The UK is now resuming the easement of COVID restrictions after its two-week delay attributed to the recent surge of COVID-19 cases in the country. This easement means that many businesses and venues such as land based casinos, theatres, and indoor play and soft play venues are now allowed to reopen. This news comes after the ONS expressed its concern about the slight increase of positive cases in England, but the situation now appears to have levelled off.
This easement of restrictions is also accompanied by stringent enforcement measures that seek to protect not only the people but also punish those who are breaking such rules. These measures include the doubles of fines up to £3,200 for those who repeatedly violate face-covering rules.
As online casino sites have been flying high, bricks and mortar casinos are yet to bounce back from the lockdown restrictions. August 15th will be their first reopening date since the 5-month long lockdown period. Casinos were scheduled to reopen on August 1st, but the government cancelled this. That decision led to an overwhelming outcry from both casino operators and representing regulators, particularly the UK’s Betting and Gambling Council (BGC).

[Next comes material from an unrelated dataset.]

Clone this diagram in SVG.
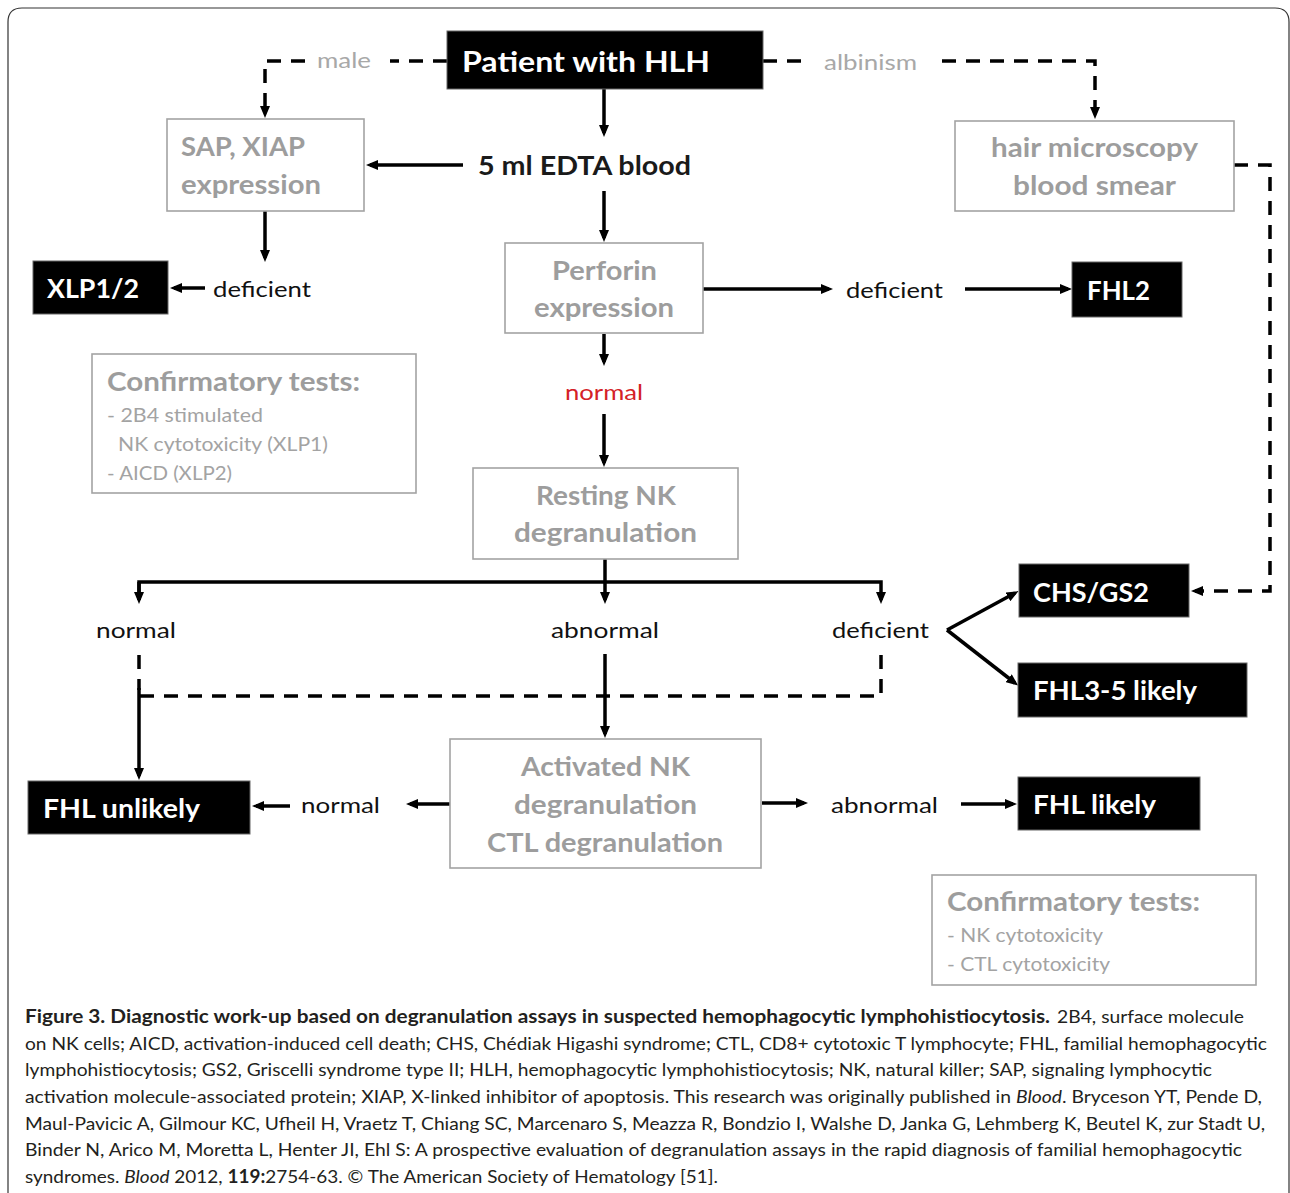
<svg xmlns="http://www.w3.org/2000/svg" width="1290" height="1193" viewBox="0 0 1290 1193">
<defs>
<marker id="ah" viewBox="0 0 12 10" markerWidth="12" markerHeight="10" refX="8" refY="5" orient="auto" markerUnits="userSpaceOnUse">
<path d="M0,0 L12,5 L0,10 z" fill="#000"/>
</marker>
<style>
.frame{fill:none;stroke:#333;stroke-width:1.2}
.blk{fill:#000;stroke:#666;stroke-width:1}
.gbox{fill:#fff;stroke:#a3a3a3;stroke-width:1.6}
.wt{font-family:Lato,"Liberation Sans",sans-serif;font-weight:bold;font-size:26px;fill:#fff}
.gt{font-family:Lato,"Liberation Sans",sans-serif;font-weight:bold;font-size:26px;fill:#9d9d9d}
.bt{font-family:Lato,"Liberation Sans",sans-serif;font-weight:bold;font-size:26px;fill:#1a1a1a}
.lbl{font-family:Lato,"Liberation Sans",sans-serif;font-size:22px;fill:#111}
.glbl{font-family:Lato,"Liberation Sans",sans-serif;font-size:22px;fill:#a8a8a8}
.red{font-family:Lato,"Liberation Sans",sans-serif;font-size:22px;fill:#d42127}
.gi{font-family:Lato,"Liberation Sans",sans-serif;font-size:19px;fill:#a3a3a3}
.cap{font-family:"Liberation Sans Narrow",Lato,"Liberation Sans",sans-serif;font-size:18px;fill:#231f20}
.capb{font-family:"Liberation Sans Narrow",Lato,"Liberation Sans",sans-serif;font-size:18px;font-weight:bold;fill:#231f20}
.c{text-anchor:middle}
.sl{fill:none;stroke:#000;stroke-width:3.5}
.dl{fill:none;stroke:#000;stroke-width:3.5;stroke-dasharray:14 10}
</style>
</defs>
<path class="frame" d="M8 1193 V22 Q8 8 22 8 H1275 Q1289 8 1289 22 V1193"/>

<g id="connectors">
<path class="sl" d="M604 89 V133" marker-end="url(#ah)"/>
<path class="sl" d="M463 165 H370" marker-end="url(#ah)"/>
<path class="sl" d="M604 191 V238" marker-end="url(#ah)"/>
<path class="sl" d="M265 211 V258" marker-end="url(#ah)"/>
<path class="sl" d="M205 288 H174" marker-end="url(#ah)"/>
<path class="sl" d="M703 289 H829" marker-end="url(#ah)"/>
<path class="sl" d="M965 289 H1068" marker-end="url(#ah)"/>
<path class="sl" d="M604 334 V362" marker-end="url(#ah)"/>
<path class="sl" d="M604 414 V463" marker-end="url(#ah)"/>
<path class="sl" d="M605 559 V582"/>
<path class="sl" d="M139 600 V582 H881 V600" marker-end="url(#ah)"/>
<path class="sl" d="M139 582 V600" marker-end="url(#ah)"/>
<path class="sl" d="M605 582 V600" marker-end="url(#ah)"/>
<path class="sl" d="M605 654 V734" marker-end="url(#ah)"/>
<path class="sl" d="M139 688 V776" marker-end="url(#ah)"/>
<path class="sl" d="M450 804 H410" marker-end="url(#ah)"/>
<path class="sl" d="M290 806 H256" marker-end="url(#ah)"/>
<path class="sl" d="M762 803 H804" marker-end="url(#ah)"/>
<path class="sl" d="M961 804 H1013" marker-end="url(#ah)"/>
<path class="sl" d="M947 630 L1015 593" marker-end="url(#ah)"/>
<path class="sl" d="M947 630 L1015 683" marker-end="url(#ah)"/>
<path class="dl" d="M447 61 H390"/>
<path class="dl" d="M305 61 H265 V114" marker-end="url(#ah)"/>
<path class="dl" d="M763 61 H808"/>
<path class="dl" d="M942 61 H1095 V115" marker-end="url(#ah)"/>
<path class="dl" d="M1234 165 H1270 V591 H1195" marker-end="url(#ah)"/>
<path class="dl" d="M881 655 V696 H139"/>
<path class="dl" d="M139 655 V690"/>
</g>

<g id="patient">
<rect class="blk" x="447" y="31" width="316" height="58"/>
<text class="wt" x="462" y="72" style="font-size:28px" textLength="248" lengthAdjust="spacingAndGlyphs">Patient with HLH</text>
</g>
<g id="label-male"><text class="glbl" x="317" y="68" textLength="54" lengthAdjust="spacingAndGlyphs">male</text></g>
<g id="label-albinism"><text class="glbl" x="824" y="70" textLength="93" lengthAdjust="spacingAndGlyphs">albinism</text></g>

<g id="edta">
<text class="bt" x="478" y="175" textLength="213" lengthAdjust="spacingAndGlyphs">5 ml EDTA blood</text>
</g>

<g id="sap-xiap">
<rect class="gbox" x="167" y="119" width="197" height="92"/>
<text class="gt" x="181" y="156" textLength="124" lengthAdjust="spacingAndGlyphs">SAP, XIAP</text>
<text class="gt" x="181" y="194" textLength="140" lengthAdjust="spacingAndGlyphs">expression</text>
</g>

<g id="hair">
<rect class="gbox" x="955" y="121" width="279" height="90"/>
<text class="gt" x="991" y="157" textLength="207" lengthAdjust="spacingAndGlyphs">hair microscopy</text>
<text class="gt" x="1013" y="195" textLength="163" lengthAdjust="spacingAndGlyphs">blood smear</text>
</g>

<g id="deficient-sap"><text class="lbl" x="213" y="297" textLength="98" lengthAdjust="spacingAndGlyphs">deficient</text></g>
<g id="xlp">
<rect class="blk" x="33" y="261" width="135" height="53"/>
<text class="wt" x="47" y="298" textLength="92" lengthAdjust="spacingAndGlyphs">XLP1/2</text>
</g>

<g id="perforin">
<rect class="gbox" x="505" y="243" width="198" height="90"/>
<text class="gt" x="552" y="280" textLength="105" lengthAdjust="spacingAndGlyphs">Perforin</text>
<text class="gt" x="534" y="317" textLength="140" lengthAdjust="spacingAndGlyphs">expression</text>
</g>

<g id="deficient-perforin"><text class="lbl" x="846" y="298" textLength="97" lengthAdjust="spacingAndGlyphs">deficient</text></g>
<g id="fhl2">
<rect class="blk" x="1072" y="262" width="110" height="55"/>
<text class="wt" x="1087" y="300" textLength="63" lengthAdjust="spacingAndGlyphs">FHL2</text>
</g>

<g id="normal-perforin"><text class="red" x="565" y="400" textLength="78" lengthAdjust="spacingAndGlyphs">normal</text></g>

<g id="confirm-left">
<rect class="gbox" x="92" y="354" width="324" height="139"/>
<text class="gt" x="107" y="391" textLength="253" lengthAdjust="spacingAndGlyphs">Confirmatory tests:</text>
<text class="gi" x="107" y="422" textLength="156" lengthAdjust="spacingAndGlyphs">- 2B4 stimulated</text>
<text class="gi" x="118" y="451" textLength="210" lengthAdjust="spacingAndGlyphs">NK cytotoxicity (XLP1)</text>
<text class="gi" x="107" y="480" textLength="125" lengthAdjust="spacingAndGlyphs">- AICD (XLP2)</text>
</g>

<g id="resting">
<rect class="gbox" x="473" y="468" width="265" height="91"/>
<text class="gt" x="536" y="505" textLength="140" lengthAdjust="spacingAndGlyphs">Resting NK</text>
<text class="gt" x="514" y="542" textLength="183" lengthAdjust="spacingAndGlyphs">degranulation</text>
</g>

<g id="normal-resting"><text class="lbl" x="96" y="638" textLength="80" lengthAdjust="spacingAndGlyphs">normal</text></g>
<g id="abnormal-resting"><text class="lbl" x="551" y="638" textLength="108" lengthAdjust="spacingAndGlyphs">abnormal</text></g>
<g id="deficient-resting"><text class="lbl" x="832" y="638" textLength="97" lengthAdjust="spacingAndGlyphs">deficient</text></g>

<g id="chs">
<rect class="blk" x="1019" y="564" width="170" height="53"/>
<text class="wt" x="1033" y="602" textLength="116" lengthAdjust="spacingAndGlyphs">CHS/GS2</text>
</g>
<g id="fhl35">
<rect class="blk" x="1018" y="663" width="229" height="54"/>
<text class="wt" x="1033" y="700" textLength="164" lengthAdjust="spacingAndGlyphs">FHL3-5 likely</text>
</g>

<g id="activated">
<rect class="gbox" x="450" y="739" width="311" height="129"/>
<text class="gt" x="521" y="776" textLength="169" lengthAdjust="spacingAndGlyphs">Activated NK</text>
<text class="gt" x="514" y="814" textLength="183" lengthAdjust="spacingAndGlyphs">degranulation</text>
<text class="gt" x="487" y="852" textLength="236" lengthAdjust="spacingAndGlyphs">CTL degranulation</text>
</g>

<g id="normal-activated"><text class="lbl" x="301" y="813" textLength="79" lengthAdjust="spacingAndGlyphs">normal</text></g>
<g id="abnormal-activated"><text class="lbl" x="831" y="813" textLength="107" lengthAdjust="spacingAndGlyphs">abnormal</text></g>

<g id="fhl-unlikely">
<rect class="blk" x="28" y="781" width="222" height="53"/>
<text class="wt" x="43" y="818" textLength="157" lengthAdjust="spacingAndGlyphs">FHL unlikely</text>
</g>
<g id="fhl-likely">
<rect class="blk" x="1018" y="777" width="182" height="53"/>
<text class="wt" x="1033" y="814" textLength="123" lengthAdjust="spacingAndGlyphs">FHL likely</text>
</g>

<g id="confirm-right">
<rect class="gbox" x="932" y="875" width="324" height="110"/>
<text class="gt" x="947" y="911" textLength="253" lengthAdjust="spacingAndGlyphs">Confirmatory tests:</text>
<text class="gi" x="947" y="942" textLength="156" lengthAdjust="spacingAndGlyphs">- NK cytotoxicity</text>
<text class="gi" x="947" y="971" textLength="163" lengthAdjust="spacingAndGlyphs">- CTL cytotoxicity</text>
</g>

<g id="caption">
<text class="capb" x="25" y="1023" textLength="1025" lengthAdjust="spacingAndGlyphs">Figure 3. Diagnostic work-up based on degranulation assays in suspected hemophagocytic lymphohistiocytosis.</text>
<text class="cap" x="1057" y="1023" textLength="187" lengthAdjust="spacingAndGlyphs">2B4, surface molecule</text>
<text class="cap" x="25" y="1050" textLength="1242" lengthAdjust="spacingAndGlyphs">on NK cells; AICD, activation-induced cell death; CHS, Chédiak Higashi syndrome; CTL, CD8+ cytotoxic T lymphocyte; FHL, familial hemophagocytic</text>
<text class="cap" x="25" y="1076" textLength="1187" lengthAdjust="spacingAndGlyphs">lymphohistiocytosis; GS2, Griscelli syndrome type II; HLH, hemophagocytic lymphohistiocytosis; NK, natural killer; SAP, signaling lymphocytic</text>
<text class="cap" x="25" y="1103" textLength="1237" lengthAdjust="spacingAndGlyphs">activation molecule-associated protein; XIAP, X-linked inhibitor of apoptosis.  This research was originally published in <tspan font-style="italic">Blood</tspan>. Bryceson YT, Pende D,</text>
<text class="cap" x="25" y="1130" textLength="1240" lengthAdjust="spacingAndGlyphs">Maul-Pavicic A, Gilmour KC, Ufheil H, Vraetz T, Chiang SC, Marcenaro S, Meazza R, Bondzio I, Walshe D, Janka G, Lehmberg K, Beutel K, zur Stadt U,</text>
<text class="cap" x="25" y="1156" textLength="1217" lengthAdjust="spacingAndGlyphs">Binder N, Arico M, Moretta L, Henter JI, Ehl S: A prospective evaluation of degranulation assays in the rapid diagnosis of familial hemophagocytic</text>
<text class="cap" x="25" y="1183" textLength="693" lengthAdjust="spacingAndGlyphs">syndromes. <tspan font-style="italic">Blood</tspan> 2012, <tspan font-weight="bold">119:</tspan>2754-63. © The American Society of Hematology [51].</text>
</g>
</svg>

BGC’s Chief Executive Michael Dugher has emphasised that casino operators have complied with regulatory health regulations and that they have gone through extraordinary lengths and costs to keep their premises COVID safe. The regulator has estimated that casino operators have spent almost £6 million in reopening preparations, and these include perspex screens, sanitisation equipment, sophisticated track and trace systems, as well as strict social distancing measures and hygiene protocols.
In light of the August 15 green lighting, Dugher commented on this news saying that this news might be belated but is still good news nonetheless as this will come as a welcome relief to England’s 2,000 casino sector employees. He also expressed his regret that this reopening didn’t happen sooner, even though casinos are more equipped and prepared compared to other reopened businesses and venues.
Public Health England and the DCMS solidified this statement as it gave casinos the green light to resume even before August. The two also showed steadfast support in casino reopenings despite the government’s u-turn August 1st. Dugher also lamented that even though the casino industry has been deemed safe, it had to suffer considerable damages and expenses because of a pointless two-week delay.
Despite this good news, Dugher has said that casinos are still not out of the woods as the last five months of closure has left may casinos in distraught. He emphasised that the next few months will be crucial to many casinos’ recovery as the tourism, leisure, and hospitality sector slowly gets back on its feet. He also underlined the importance of this industry as it can significantly help in the country’s economic recovery. With that in mind, he hopes that ministers will closely work with the industry and provide support throughout this challenging period. In return for this support, the casino industry will continue to play its part in helping revive city centres, the nighttime economy, and as well as supporting the country through it’s tax contributions.